Unlike Kerala, the COVID-19-positive cases in India are still on the rise. As of 12th May, 2020, there are ~ 70,000 positive cases; hence removal of the lockdown is out of question. Figure 9 shows the comparison between the model’s prediction and actual data. Data till 12th May were used to estimate the parameters \({R}_{0}\) and \(ft\) before and during lockdown. The estimated parameters, with a mean absolute percentage error of 26.3% are given below.

Fig. 9
figure 9

Comparison of the model with total number of confirmed cases

As shown in Table 2, the R0 value for India appears to have come down from 2.01 before lockdown to 1.44 during lockdown, but is still not low enough. The current estimates also indicate that India is testing 70% of its infected people. If this scenario continues, the model predicts that India can see at most 1.6 crore active cases by mid-September (shown in Fig. 10).

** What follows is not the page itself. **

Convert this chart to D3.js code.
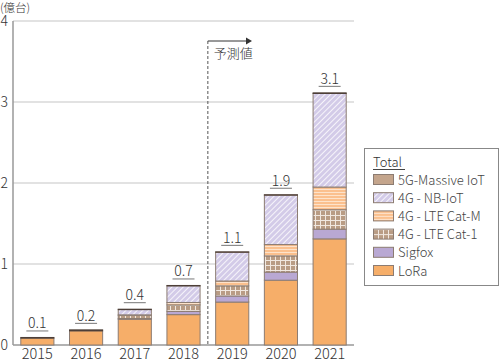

Table 1 β and ft values estimated for Kerala using data up to 26th April 2020
Table 2 \({R}_{0}\) and \(ft\) values estimated for India using data up to 12th May 2020
Fig. 10
figure 10

Number of active cases in the country if the current scenario continues

Conclusion

For the state of Kerala, the estimated values of \(\beta\) and ft indicate that the pandemic is receding, and with a few careful decisions, it can be completely controlled. If the lockdown is lifted on 3rd May without any protective measures, the numbers will start rising again. In such a scenario, the following possible options can be explored in Kerala, namely,

  1. (1)

    Lift lockdown by rapidly increasing testing to 80%. In such a case, the spread can be controlled by May 20th.

  2. (2)

    Extend lockdown to 2 months while gradually increasing testing to 60%, in which case, the spread can be controlled by first week of July.

  3. (3)

    Intermittent or staggered lockdown while maintaining the current levels of testing, in which case, the spread can be controlled by 26th June.

  4. (4)

    Lifting the lockdown on 3rd May while ensuring adequate social distancing measures, in which case, the spread can be controlled by the first week of June.

In the case of India, estimates show that the \(R_{0}\) value during lockdown has come down to 1.44 from 2.01 before lockdown. Although improved, the existing \(R_{0}\) value is not low enough to call off the lockdown, hence removal of the country-wide lockdown must not be considered at present.